Cette histoire des musulmans devant rester discrets, ça me fait penser à un truc trouvé dans mes recherches pour mon master puis doctorat.
Je bosse sur les transatlantiques du début du XXe siècle, sujet pas forcément super politique en apparence.
Mais qui dit début du XXe siècle dit années 1930, donc antisémitisme, "heures sombres de notre histoire", tout ça.
En bossant sur le paquebot Normandie (1935), j'ai ainsi découvert un truc intéressant dans les rapports de voyage du navire.
Le paquebot voulait attirer la clientèle juive, mais y'avait un antisémitisme latent en France assez énorme. Pas besoin de faire un dessin.
Mais bon, y'avait un marché, donc ils ont sorti le grand jeu : cuisine, cuisiniers et vaisselle kasher ; mais aussi mobilier rituel.
Souci, ils avaient oublié de prévoir un local. Du coup, ils ont installé le mobilier provisoirement dans la salle à manger des enfants.
Salle à manger décorée par Jean de Brunhoff, le papa de Babar, avec des petits éléphants partout qui jouent. Et au milieu, donc, la Torah.
Les Juifs ont pris ça avec philosophie, comme solution temporaire. Mais les parents ont pas aimé. Pas du tout.
On l'a donc déplacé en classe touriste, puis en 3e classe pour, selon le commissaire de bord, "limiter l'invasion des Juifs en 1e classe".
Oui, il parlait bien "d'invasion des passagers israélites", un peu comme avec des cafards où des barbares.
Bref, finalement, au bout de quelques mois, une vraie synagogue fut créée, avec l'aide d'un rabbin, et les Juifs étaient super contents.
Le commissaire de bord, par contre, s'inquiétait : si on faisait trop de pub là-dessus, ça attirerait une mauvaise réputation.
On pourrait croire que le Normandie est "le navire où les Israélites [...] se considéreraient comme chez eux." Brrr, ça fait peur !
Et encore, là, c'est la version courte : il en fait tout un paragraphe pour expliquer pourquoi ça serait vraiment mauvais commercialement.
Je sais pas ce qu'est devenu ce gars-là, mais c'était pas fondamentalement un connard. Il était même très apprécié.
Par contre, il connaissait son taf, et SAVAIT que ça allait, réellement, attirer une sale réputation à la compagnie.
Lui, était peut-être un connard antisémite, mais surtout, il savait que la société dans son ensemble l'était. Et ça, c'est plus gênant.
C'était les années 1930, mais est-ce qu'aujourd'hui, on a pas le même genre de réaction quand Quick fait du halal ?
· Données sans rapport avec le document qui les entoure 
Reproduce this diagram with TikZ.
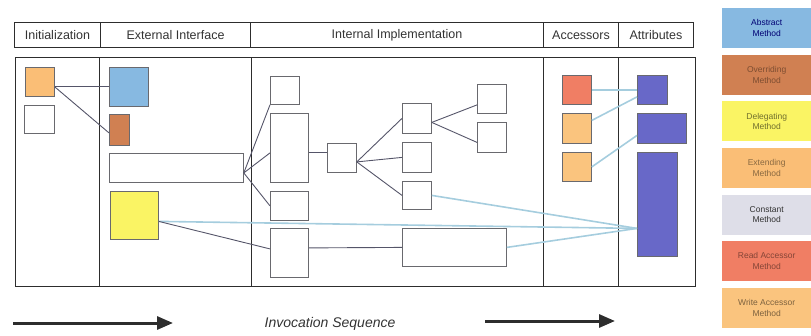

Je rappelle, hein, à chaque fois, il s'agit de dispositions facultatives proposées par des entreprises privées.
Y'avait pas circoncision obligatoire et bouffe kasher de force à bord. C'était juste une possibilité, pour les clients qui le voulaient.
A ce que je sache aussi, y'a pas eu de "pente glissante", 80 ans après, j'ai pas perdu le bout de ma knacki à cause du lobby juif.
Mais aujourd'hui, on laisse croire que si on accepte que des femmes aient le choix, alors bientôt, ce choix nous sera imposé.
Alors qu'en fait, bah y'a encore moins de risques de voir en France une "dictature islamique" qu'une "République juive" dans les années 1930
En 35, on était à un an de Blum au pouvoir ; on verra pas de Musulman 1er ministre avant quelques temps.
Bref, tous ces parents flippés de voir une étoile de David à côté de Babar, c'est pareil que ceux qui trippent sur le burkini.
La plupart ont probablement pas dénoncé leur voisin juif quelques années plus tard. Certains en ont certainement sauvé, même.
N'empêche : en adhérant, pour X ou Y raisons à ces clichés, ils ont favorisé le climat qui a créé le pire.
Je suis sûr que plein flippaient pour la laïcité à cause de la synagogue, mais gueulaient pas contre l'immense chapelle du Normandie.
Aujourd'hui, en prime, l'affaire du Burkini se double de deux trucs qu'il y avait pas à l'époque. D'abord, le côté pseudo émancipateur.
Parce que oui, si on force des femmes à se déshabiller sur les plages ces jours ci, c'est pour les émanciper.
D'autre part, plus encore qu'à l'époque, la classe politique utilise ça à tout bout de champ pour faire diversion sur ses propres failles.
Bref, on en arrivera pas forcément au génocide. Mais on a DEJA franchi la ligne rouge en réalité. Y'a DEJA des stigmatisations intolérables.
Et tant pis si ça fait de moi un "bobo gauchiste pro islam" pour qui "le choc sera dur" comme on me l'a encore dit en commentaire. :D
Sur ce, je retourne à ma thèse, mais si j'ai le temps, je vous ferai un billet de blog avec les citations complètes.